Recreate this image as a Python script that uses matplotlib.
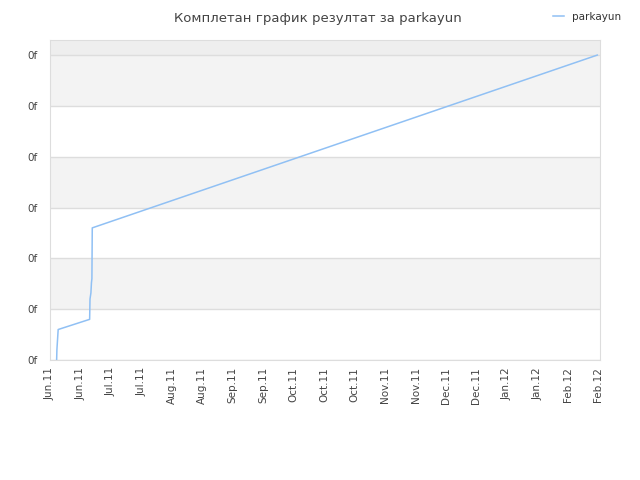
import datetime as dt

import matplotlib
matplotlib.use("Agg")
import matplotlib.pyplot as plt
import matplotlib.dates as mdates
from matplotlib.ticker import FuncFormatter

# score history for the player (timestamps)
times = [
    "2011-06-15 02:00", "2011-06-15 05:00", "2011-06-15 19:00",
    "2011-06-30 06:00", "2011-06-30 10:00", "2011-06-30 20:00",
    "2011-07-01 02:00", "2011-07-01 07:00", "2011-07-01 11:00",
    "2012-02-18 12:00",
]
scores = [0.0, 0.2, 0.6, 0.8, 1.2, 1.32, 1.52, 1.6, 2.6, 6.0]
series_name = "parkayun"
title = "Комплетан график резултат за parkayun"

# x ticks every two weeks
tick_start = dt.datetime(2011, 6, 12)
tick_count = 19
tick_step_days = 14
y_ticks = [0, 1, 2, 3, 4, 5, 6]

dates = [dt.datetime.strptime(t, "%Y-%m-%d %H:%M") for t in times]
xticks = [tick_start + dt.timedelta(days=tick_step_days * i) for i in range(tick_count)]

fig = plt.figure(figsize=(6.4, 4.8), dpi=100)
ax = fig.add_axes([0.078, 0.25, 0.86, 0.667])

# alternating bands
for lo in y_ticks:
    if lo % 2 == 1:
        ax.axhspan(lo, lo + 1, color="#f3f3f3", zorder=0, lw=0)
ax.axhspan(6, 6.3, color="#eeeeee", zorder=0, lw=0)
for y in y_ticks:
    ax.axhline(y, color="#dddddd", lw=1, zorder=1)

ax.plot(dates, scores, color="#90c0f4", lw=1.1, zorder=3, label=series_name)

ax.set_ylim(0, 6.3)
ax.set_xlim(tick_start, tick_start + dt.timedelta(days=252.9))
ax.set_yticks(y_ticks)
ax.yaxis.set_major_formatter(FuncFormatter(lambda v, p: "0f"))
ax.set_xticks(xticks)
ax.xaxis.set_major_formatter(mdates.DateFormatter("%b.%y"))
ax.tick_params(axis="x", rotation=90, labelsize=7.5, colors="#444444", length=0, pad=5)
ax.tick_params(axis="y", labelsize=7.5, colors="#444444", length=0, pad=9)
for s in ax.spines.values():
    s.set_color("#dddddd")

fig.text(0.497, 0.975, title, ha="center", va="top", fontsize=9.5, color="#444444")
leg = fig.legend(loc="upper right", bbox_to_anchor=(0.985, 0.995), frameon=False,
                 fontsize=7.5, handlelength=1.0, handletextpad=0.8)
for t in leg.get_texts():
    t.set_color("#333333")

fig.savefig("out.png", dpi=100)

+++++

* THE PROBLEM *
Return the listing above in full and without alteration, excluding its pictures.

* TASK ANSWER *
Recreate this image as a Python script that uses matplotlib.
import datetime as dt

import matplotlib
matplotlib.use("Agg")
import matplotlib.pyplot as plt
import matplotlib.dates as mdates
from matplotlib.ticker import FuncFormatter

# score history for the player (timestamps)
times = [
    "2011-06-15 02:00", "2011-06-15 05:00", "2011-06-15 19:00",
    "2011-06-30 06:00", "2011-06-30 10:00", "2011-06-30 20:00",
    "2011-07-01 02:00", "2011-07-01 07:00", "2011-07-01 11:00",
    "2012-02-18 12:00",
]
scores = [0.0, 0.2, 0.6, 0.8, 1.2, 1.32, 1.52, 1.6, 2.6, 6.0]
series_name = "parkayun"
title = "Комплетан график резултат за parkayun"

# x ticks every two weeks
tick_start = dt.datetime(2011, 6, 12)
tick_count = 19
tick_step_days = 14
y_ticks = [0, 1, 2, 3, 4, 5, 6]

dates = [dt.datetime.strptime(t, "%Y-%m-%d %H:%M") for t in times]
xticks = [tick_start + dt.timedelta(days=tick_step_days * i) for i in range(tick_count)]

fig = plt.figure(figsize=(6.4, 4.8), dpi=100)
ax = fig.add_axes([0.078, 0.25, 0.86, 0.667])

# alternating bands
for lo in y_ticks:
    if lo % 2 == 1:
        ax.axhspan(lo, lo + 1, color="#f3f3f3", zorder=0, lw=0)
ax.axhspan(6, 6.3, color="#eeeeee", zorder=0, lw=0)
for y in y_ticks:
    ax.axhline(y, color="#dddddd", lw=1, zorder=1)

ax.plot(dates, scores, color="#90c0f4", lw=1.1, zorder=3, label=series_name)

ax.set_ylim(0, 6.3)
ax.set_xlim(tick_start, tick_start + dt.timedelta(days=252.9))
ax.set_yticks(y_ticks)
ax.yaxis.set_major_formatter(FuncFormatter(lambda v, p: "0f"))
ax.set_xticks(xticks)
ax.xaxis.set_major_formatter(mdates.DateFormatter("%b.%y"))
ax.tick_params(axis="x", rotation=90, labelsize=7.5, colors="#444444", length=0, pad=5)
ax.tick_params(axis="y", labelsize=7.5, colors="#444444", length=0, pad=9)
for s in ax.spines.values():
    s.set_color("#dddddd")

fig.text(0.497, 0.975, title, ha="center", va="top", fontsize=9.5, color="#444444")
leg = fig.legend(loc="upper right", bbox_to_anchor=(0.985, 0.995), frameon=False,
                 fontsize=7.5, handlelength=1.0, handletextpad=0.8)
for t in leg.get_texts():
    t.set_color("#333333")

fig.savefig("out.png", dpi=100)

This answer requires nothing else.